Außer die präsentierte romantische Liebe. Wo sind die Menschen, die sich wahrhaft Lieben und auch Streiten können, einander dabei trotzdem wertschätzend behandeln? Die Künstler! Ein Hoch auf alle. Wer dazu gehört, kann sich ruhig hiermit auf die Schulter klopfen.
In keinem der Stücke des Tages wurde das gezeigt, aber es lässt sich aus den Fehlern der anderen ebenso gut lernen. Abgesehen davon, reicht es manchmal auch sich zu freuen, was für ein Leben man NICHT führt um in unserem schönreichen Europa sich ein Bisschen besser mit dem eigenen Schicksal abzufinden.
Es ist schon ein merkwürdiges Paradoxon über die Begegnung zweier Menschen. Natürlich bedürfen wir der Distanz, sonst verlieren wir uns Selbst, und es gibt keine Mitte aus der wir jemandem begegnen könnten. Aber das was uns erfüllt, eine Begegnung von Mitte zu Mitte, fürchten wir oft. Weil wir den Wert der Mitte zu gering oder zu hoch schätzen um ihn zu Offenbaren. Dabei ist der Gegenüber nicht mehr und nicht weniger als wir Selbst. Als ein Mensch. Das sagt sich leicht. Es geht uns aber in den vielen verschiedenen Rollen und Hierarchien, die wir durchlaufen schnell verloren. Außerdem ist so ein Kern nun mal verletzbar.
He! Außerdem will ich mich doch auch gar nicht mit allen Teilen! Sympathie gibt es nicht umsonst. (Sagt die Wächterin der inneren Schätze.)
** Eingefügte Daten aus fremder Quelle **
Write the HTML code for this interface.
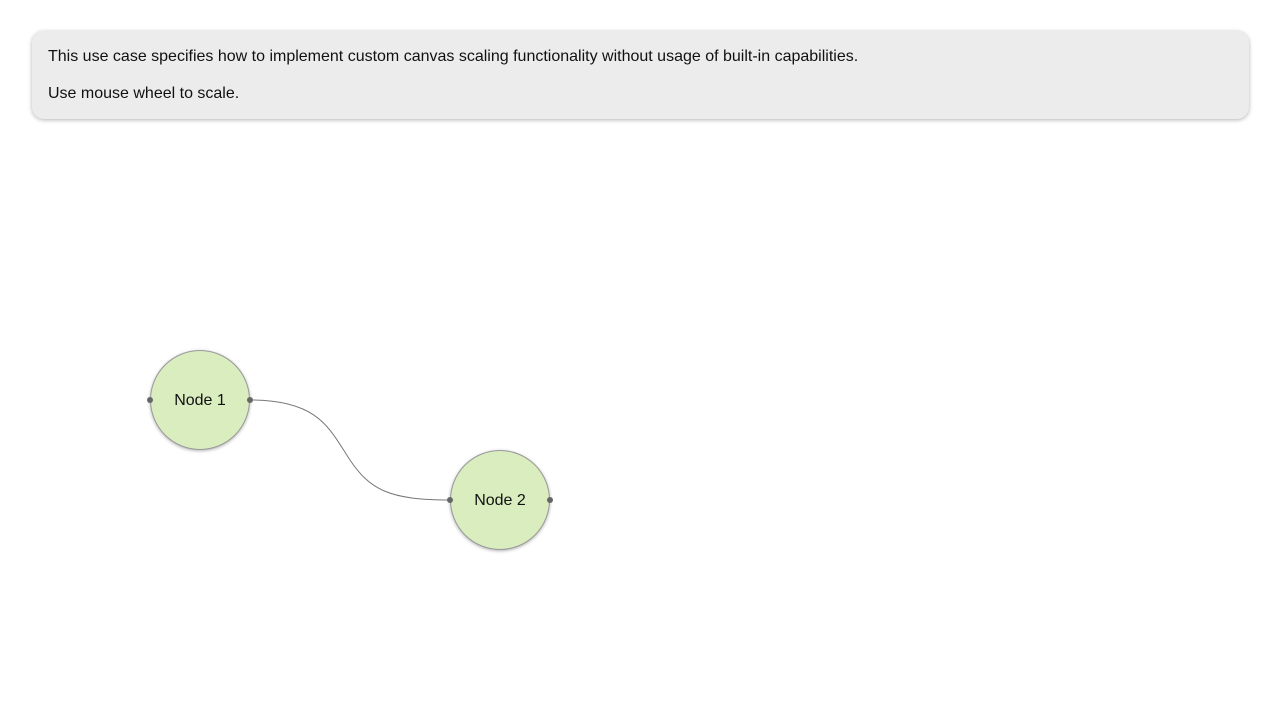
<!DOCTYPE html>
<html><head><style>
body{margin:0;width:1280px;height:720px;background:#fff;font-family:"Liberation Sans",sans-serif;position:relative;overflow:hidden}
.box{position:absolute;left:32px;top:31px;height:88px;background:#ececec;border-radius:12px;box-shadow:0 1px 4px rgba(0,0,0,.3);box-sizing:border-box;width:1217px;font-size:16px;color:#111}
.box p{margin:0;position:absolute;left:16px}
.n{position:absolute;width:100px;height:100px;border-radius:50%;background:#daedbf;border:1px solid #999;box-sizing:border-box;box-shadow:0 1px 3px rgba(0,0,0,.3);display:flex;align-items:center;justify-content:center;font-size:16px;color:#111;padding-top:1px}
</style></head><body>
<div class="box"><p style="top:17px">This use case specifies how to implement custom canvas scaling functionality without usage of built-in capabilities.</p><p style="top:54px">Use mouse wheel to scale.</p></div>
<div class="n" style="left:150px;top:350px">Node 1</div>
<div class="n" style="left:450px;top:450px">Node 2</div>
<svg width="1280" height="720" style="position:absolute;left:0;top:0">
<path d="M250 400 C320 400 330 430 350 460 C370 490 390 500 450 500" fill="none" stroke="#777" stroke-width="1"/>
<g fill="#666"><circle cx="150" cy="400" r="3"/><circle cx="250" cy="400" r="3"/><circle cx="450" cy="500" r="3"/><circle cx="550" cy="500" r="3"/></g>
</svg>
</body></html>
Die Bedürfnisses des jeweiligen Vertreters des „inneren Parlaments“ über oder unterschätzen wir. Das innere Parlament, das sind die netten Leute die die Kämpfe ausfechten. Innen im Kopf oder Außen mit Mutti. Und jeder innere Moralapostel hat da natürlich seinen Senf dazuzugeben. Manchmal lassen sich diese Streithammel sich nicht ein Mal herab ihre Forderungen in deutlicher Form zu artikulieren. Nein, es wird nur explodiert. Peng.
Denn es sind nun ein Mal viele:
Ich nur für mich(mit schon etwa 1 Mio Stimmen und doppelt so vielen Gegenstimmen). Ich mit dir in dieser Situation(und deine Million Stimmen und doppelt so vielen Gegenstimmen). Ich in dieser Gesellschaft(Huhu! Könnte mal jemand diesem Parlament Diplomatie beibringen, damit aus dem Kontrast der Gegensätze eine wirkungsvolle Dynamik entsteht?) Ich als Staubkorn im Universum(Hallo, Mister Gott!). Viel Raum für Durcheinander.
Flucht. Konfrontation. Distanz. Harmonie. Einheit. Akzeptanz. Distanz. Kontaktangst. Wie gesagt, den Umgang wählen wir selbst, aber die Art des Umgangs mit Körper und Geist wird uns durch die Gesellschaft gelehrt, in der wir Aufwachsen. Und die Möglichkeiten und Grenzen gesetzt. Und ich finde es beruhigend, dass die menschlichen Konflikte ungefähr die Selben sind. Augen offen halten.